Ah so there are 38 users that have multiple records within the same variant with multiple values for revenue. Let’s inspect one of them.

ab_df %>% filter(USER_ID==124)

## # A tibble: 3 × 3
##   USER_ID VARIANT_NAME REVENUE
##     <dbl> <fct>          <dbl>
## 1     124 control         1.25
## 2     124 control         0   
## 3     124 control         0

User 124 has 3 records. 2 of them zero and one with a value. Once again we talk to Engineering and confirm that the records with a revenue value > 0 are completed purchases (user see’s a screen that say’s thank you for your purchase!“) and the user will not see the screen again. So it makes sense that we have these pageviews with no outcome and then a pageview with an outcome (purchase) for someone making a purchase. So let’s not remove any more data. So we interpret user 124 has as 2 page views and a purchase for $1.25. So the probability that this user purchased is 1/2; the rate in this case is 1/1 since this user purchased one time in the time frame.

Adding Purchased Column and Calculating some rates

Let’s find the purchase rate for our control group and assume that is the purchase rate we want to improve upon. Let’s do this and consider the distinct users and whether or not they made a purchase.

User based

results_df <- ab_df %>% 
  group_by(USER_ID) %>% 
  mutate("purchased" = ifelse(REVENUE > 0, 1, 0)) %>% 
  group_by(VARIANT_NAME) %>%  
  summarise("purchased_count" = sum(purchased),
            "distinct_users" = n_distinct(USER_ID),
            "user_purchase_rate" = purchased_count/distinct_users,
            "purchase_rate" = purchased_count/n(),
            "variance" = var(purchased))
  
results_df %>% 
  filter(VARIANT_NAME == "control") %>% 
  select(user_purchase_rate) %>% 
  round(digits = 5)

## # A tibble: 1 × 1
##   user_purchase_rate
##                <dbl>
## 1             0.0226

So the base purchase rate for our customers is ~2.2%. That is small, so it will probably require a large sample size for a small Effect Size.

Power Calulations (2 methods)

Let’s discuss 2 methods for calculating a proper sample size for a given Effect Size. The Effect size is the difference we expect to see or require before we consider implementation.

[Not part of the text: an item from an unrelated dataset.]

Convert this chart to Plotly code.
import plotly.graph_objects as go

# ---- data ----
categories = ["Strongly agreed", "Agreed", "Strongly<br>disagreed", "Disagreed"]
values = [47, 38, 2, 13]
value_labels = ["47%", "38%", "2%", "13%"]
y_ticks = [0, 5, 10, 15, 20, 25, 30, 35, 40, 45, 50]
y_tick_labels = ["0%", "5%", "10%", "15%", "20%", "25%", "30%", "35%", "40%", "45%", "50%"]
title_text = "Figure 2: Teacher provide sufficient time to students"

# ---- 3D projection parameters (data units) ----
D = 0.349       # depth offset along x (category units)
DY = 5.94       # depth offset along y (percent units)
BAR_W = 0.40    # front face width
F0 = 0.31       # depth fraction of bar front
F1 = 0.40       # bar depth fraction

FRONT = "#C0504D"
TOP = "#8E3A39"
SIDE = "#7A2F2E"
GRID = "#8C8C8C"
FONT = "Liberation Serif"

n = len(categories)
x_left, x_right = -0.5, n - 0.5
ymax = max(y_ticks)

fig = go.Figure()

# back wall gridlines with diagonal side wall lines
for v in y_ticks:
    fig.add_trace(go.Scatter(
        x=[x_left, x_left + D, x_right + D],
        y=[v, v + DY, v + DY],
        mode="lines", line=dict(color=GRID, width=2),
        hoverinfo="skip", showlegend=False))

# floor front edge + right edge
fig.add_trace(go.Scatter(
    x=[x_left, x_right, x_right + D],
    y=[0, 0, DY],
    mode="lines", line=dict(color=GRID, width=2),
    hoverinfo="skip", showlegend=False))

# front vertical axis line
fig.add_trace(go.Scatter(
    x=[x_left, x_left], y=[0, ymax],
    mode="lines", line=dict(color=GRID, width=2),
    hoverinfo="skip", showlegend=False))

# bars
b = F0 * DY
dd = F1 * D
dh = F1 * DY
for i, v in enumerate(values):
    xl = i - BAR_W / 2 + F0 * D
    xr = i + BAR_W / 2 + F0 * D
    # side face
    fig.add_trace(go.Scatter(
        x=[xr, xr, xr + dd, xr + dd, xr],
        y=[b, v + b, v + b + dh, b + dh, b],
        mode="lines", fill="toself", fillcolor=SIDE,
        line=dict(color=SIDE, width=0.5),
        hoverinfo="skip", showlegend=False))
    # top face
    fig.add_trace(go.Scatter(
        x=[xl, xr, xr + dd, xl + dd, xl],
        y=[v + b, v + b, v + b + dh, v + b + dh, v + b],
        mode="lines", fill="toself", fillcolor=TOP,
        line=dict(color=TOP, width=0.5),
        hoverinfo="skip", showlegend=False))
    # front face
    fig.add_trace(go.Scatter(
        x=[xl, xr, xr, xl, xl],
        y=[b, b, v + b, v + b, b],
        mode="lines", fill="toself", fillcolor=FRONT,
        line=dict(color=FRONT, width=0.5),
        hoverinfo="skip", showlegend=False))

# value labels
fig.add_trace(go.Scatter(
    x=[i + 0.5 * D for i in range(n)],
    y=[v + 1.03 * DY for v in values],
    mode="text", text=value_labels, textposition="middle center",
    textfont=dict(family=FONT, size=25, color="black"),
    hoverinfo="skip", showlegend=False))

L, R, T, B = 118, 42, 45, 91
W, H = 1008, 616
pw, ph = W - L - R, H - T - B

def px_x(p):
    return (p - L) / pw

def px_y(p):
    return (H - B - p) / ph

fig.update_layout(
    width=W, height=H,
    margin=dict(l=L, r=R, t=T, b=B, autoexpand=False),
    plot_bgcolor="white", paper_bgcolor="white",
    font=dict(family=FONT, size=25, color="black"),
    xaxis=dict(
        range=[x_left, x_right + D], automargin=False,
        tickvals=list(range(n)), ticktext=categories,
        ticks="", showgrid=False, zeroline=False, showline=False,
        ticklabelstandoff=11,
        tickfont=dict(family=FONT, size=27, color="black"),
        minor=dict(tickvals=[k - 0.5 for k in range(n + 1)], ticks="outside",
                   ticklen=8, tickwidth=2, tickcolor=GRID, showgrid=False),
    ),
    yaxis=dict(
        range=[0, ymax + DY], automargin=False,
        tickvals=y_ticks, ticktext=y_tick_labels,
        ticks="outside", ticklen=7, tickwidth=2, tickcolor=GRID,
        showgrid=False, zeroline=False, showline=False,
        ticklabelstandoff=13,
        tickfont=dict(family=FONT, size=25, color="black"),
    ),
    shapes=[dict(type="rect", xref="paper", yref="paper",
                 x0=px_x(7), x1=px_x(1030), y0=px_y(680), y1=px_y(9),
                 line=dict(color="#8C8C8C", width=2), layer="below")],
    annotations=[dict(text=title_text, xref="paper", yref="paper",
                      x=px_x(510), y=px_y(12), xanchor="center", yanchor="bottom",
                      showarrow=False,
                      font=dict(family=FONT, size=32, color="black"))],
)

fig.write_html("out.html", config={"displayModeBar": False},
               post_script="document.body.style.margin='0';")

Power Calculation Test for Proportions Method

Let’s pretend for 1 second that we haven’t yet run the experiment and that we are trying to decide how long or how many tests to run. We know that the typical user purchase rate is ~2.2%. Let’s assume we want to insure we can detect an increase to 3.65% as significant or not. Maybe this is the break-even for the cost of implementing the change. We need to do a two-sample power calculation-because we have two separate populations to compare (not a sample from one population)-with a two-sided test (to detect a change in either direction). So we use the pwr.2p.test() function with the alternative = "two.sided" argument.

library(pwr)

p2_test <- pwr.2p.test(h = ES.h(p1 = .0225, p2 = 0.0365),
           sig.level = 0.05,
           power = 0.80,
           alternative = "two.sided")
p2_test

## 
##      Difference of proportion power calculation for binomial distribution (arcsine transformation) 
## 
##               h = 0.08332639
##               n = 2260.849
##       sig.level = 0.05
##           power = 0.8
##     alternative = two.sided
## 
## NOTE: same sample sizes

This shows that we need atleast 2,261 users in each class for our test. So we need 4,522 total users to test to detect an increase from ~2.2% to 3.65%. We’ll stop the test once we have a little more than we need.

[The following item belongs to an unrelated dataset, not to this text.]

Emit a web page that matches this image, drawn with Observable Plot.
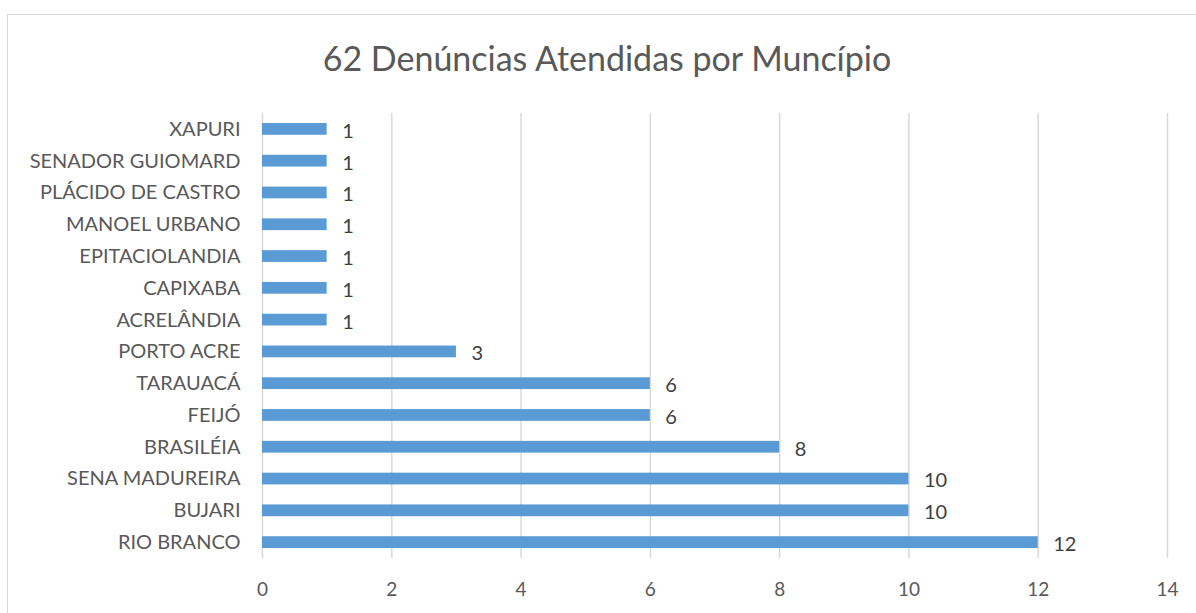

But what if our variant shows a worse purchase rate? Since our power calculation is based on the binomial distribution, we basically consider a confidence interval of 95% so there are boundaries on either side of our estimated purchase rate that we will give us significance.

d_h_1 = (0.0365-0.0225)
m_1 = 0.0225 

paste("The confidence interval is", round(m_1, 4),  "\302\261", round(d_h_1, 4), "or between", m_1 + d_h_1, "and",  m_1 - d_h_1)

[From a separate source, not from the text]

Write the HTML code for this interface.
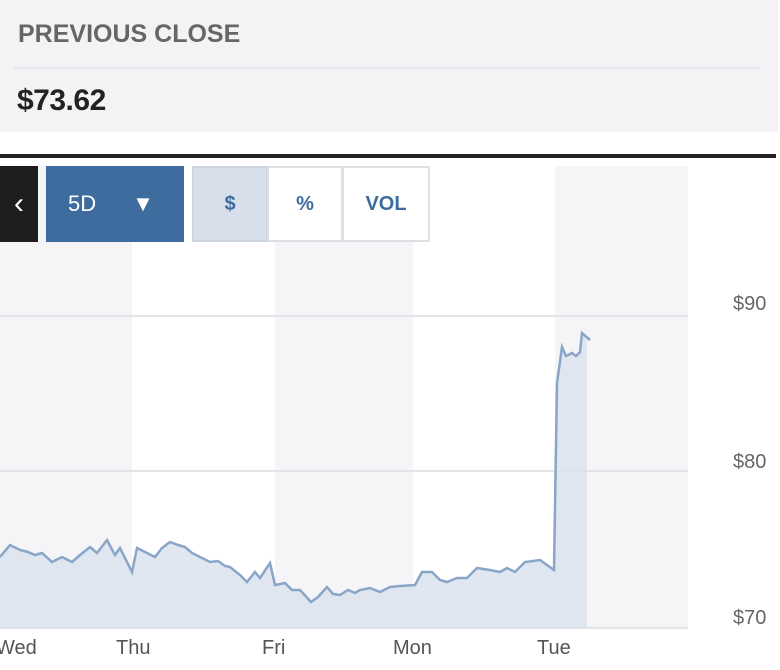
<!DOCTYPE html>
<html><head><style>
body{margin:0;width:780px;height:670px;overflow:hidden;background:#fff;font-family:"Liberation Sans",sans-serif;position:relative}
.top{position:absolute;left:0;top:0;width:778px;height:132px;background:#f3f2f5}
.t1{position:absolute;left:18px;top:20px;font-size:25px;color:#666;font-weight:bold;letter-spacing:0px}
.div{position:absolute;left:14px;top:67px;width:745px;height:2px;background:#e6e5e9}
.t2{position:absolute;left:17px;top:84px;font-size:30px;color:#222;font-weight:bold;letter-spacing:-0.5px}
.bar{position:absolute;left:0;top:154px;width:776px;height:4px;background:#222}
.b{position:absolute;top:166px;height:76px;box-sizing:border-box;display:flex;align-items:center;justify-content:center;font-weight:bold;font-size:20px}
</style></head><body>
<div class="top"><div class="t1">PREVIOUS CLOSE</div><div class="div"></div><div class="t2">$73.62</div></div>
<div class="bar"></div>
<svg style="position:absolute;left:0;top:0" width="780" height="670">
<rect x="0" y="166" width="132" height="462" fill="#f5f5f8"/>
<rect x="275" y="166" width="138" height="462" fill="#f5f5f8"/>
<rect x="555" y="166" width="133" height="462" fill="#f5f5f8"/>
<line x1="0" y1="316" x2="688" y2="316" stroke="#dcdce2" stroke-width="1.5"/>
<line x1="0" y1="471" x2="688" y2="471" stroke="#dcdce2" stroke-width="1.5"/>
<line x1="0" y1="628" x2="688" y2="628" stroke="#dcdce2" stroke-width="1.5"/>
<polygon fill="#dbe3ee" fill-opacity="0.85" points="0,628 0,557 10,545 20,550 28,552 35,555 42,553 52,562 62,557 72,562 80,555 90,547 97,553 107,540 115,555 120,548 132,572 137,548 147,553 155,557 162,548 170,542 178,545 185,547 192,553 200,557 210,562 218,561 225,566 230,567 240,575 247,582 255,572 260,578 270,563 275,585 285,583 292,590 300,590 311,602 318,597 327,587 333,594 340,595 348,590 355,593 360,590 370,588 380,592 390,587 400,586 415,585 422,572 432,572 440,580 447,582 457,578 467,578 477,568 490,570 500,572 507,568 515,572 525,562 540,560 554,570 557,383 562,347 566,356 572,353 576,356 580,352 582,333 587,336 587,628"/>
<polyline fill="none" stroke="#89a5c7" stroke-width="2.5" points="0,557 10,545 20,550 28,552 35,555 42,553 52,562 62,557 72,562 80,555 90,547 97,553 107,540 115,555 120,548 132,572 137,548 147,553 155,557 162,548 170,542 178,545 185,547 192,553 200,557 210,562 218,561 225,566 230,567 240,575 247,582 255,572 260,578 270,563 275,585 285,583 292,590 300,590 311,602 318,597 327,587 333,594 340,595 348,590 355,593 360,590 370,588 380,592 390,587 400,586 415,585 422,572 432,572 440,580 447,582 457,578 467,578 477,568 490,570 500,572 507,568 515,572 525,562 540,560 554,570 557,383 562,347 566,356 572,353 576,356 580,352 582,333 590,340"/>
<g font-size="20" fill="#555" font-family="Liberation Sans,sans-serif">
<text x="-4" y="654">Wed</text><text x="116" y="654">Thu</text><text x="262" y="654">Fri</text><text x="393" y="654">Mon</text><text x="537" y="654">Tue</text>
<text x="733" y="310" fill="#666">$90</text><text x="733" y="468" fill="#666">$80</text><text x="733" y="624" fill="#666">$70</text>
</g>
</svg>
<div class="b" style="left:0;width:38px;background:#1e1e1e;color:#fff;font-weight:normal;font-size:30px">&lsaquo;</div>
<div class="b" style="left:46px;width:138px;background:#3f6c9f;color:#fff;justify-content:flex-start;padding-left:22px;font-weight:normal;font-size:22px">5D<span style="margin-left:36px;font-size:22px">&#9660;</span></div>
<div class="b" style="left:192px;width:76px;background:#d7dfea;border:2px solid #cfd5dd;color:#3f6c9f">$</div>
<div class="b" style="left:267px;width:76px;background:#fff;border:2px solid #dcdfe4;color:#3f6c9f">%</div>
<div class="b" style="left:342px;width:88px;background:#fff;border:2px solid #dcdfe4;color:#3f6c9f">VOL</div>
</body></html>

## [1] "The confidence interval is 0.0225 ± 0.014 or between 0.0365 and 0.0085"

power.prop.test(p1 = 0.0225, p2 = 0.0365, sig.level = 0.05, power = .80)

## 
##      Two-sample comparison of proportions power calculation 
## 
##               n = 2291.795
##              p1 = 0.0225
##              p2 = 0.0365
##       sig.level = 0.05
##           power = 0.8
##     alternative = two.sided
## 
## NOTE: n is number in *each* group

After we run our experiment, we see that the variant performs worse than the control group. And since the variant purchase rate is not outside the range we calculated we cannot claim significance with this sample size. We would need a larger sample size for this test to be significant.

results_df <- ab_df %>% 
  group_by(USER_ID) %>% 
  mutate("purchased" = ifelse(REVENUE > 0, 1, 0)) %>% 
  group_by(VARIANT_NAME) %>%  
  summarise("purchased_count" = sum(purchased),
            "distinct_users" = n_distinct(USER_ID),
            "user_purchase_rate" = purchased_count/distinct_users,
            "purchase_rate" = purchased_count/n(),
            "variance" = var(purchased))
results_df

## # A tibble: 2 × 6
##   VARIANT_NAME purchased_count distinct_users user_purchase_rate purchase_rate
##   <fct>                  <dbl>          <int>              <dbl>         <dbl>
## 1 variant                   43           2393             0.0180        0.0141
## 2 control                   54           2390             0.0226        0.0178
## # ℹ 1 more variable: variance <dbl>

Let’s calculate what size sample we WOULD HAVE NEEDED in order to claim significance with these values (just for fun). We were overly optimistic with our expectations before.

IMPORTANT NOTE:
Be careful not to try to chase significant results when running experiments. In general we should design our experiment for a given Effect Size and evaluate the experiment based on it. If appropriate a new experiment can be run with the appropriate sample size this time.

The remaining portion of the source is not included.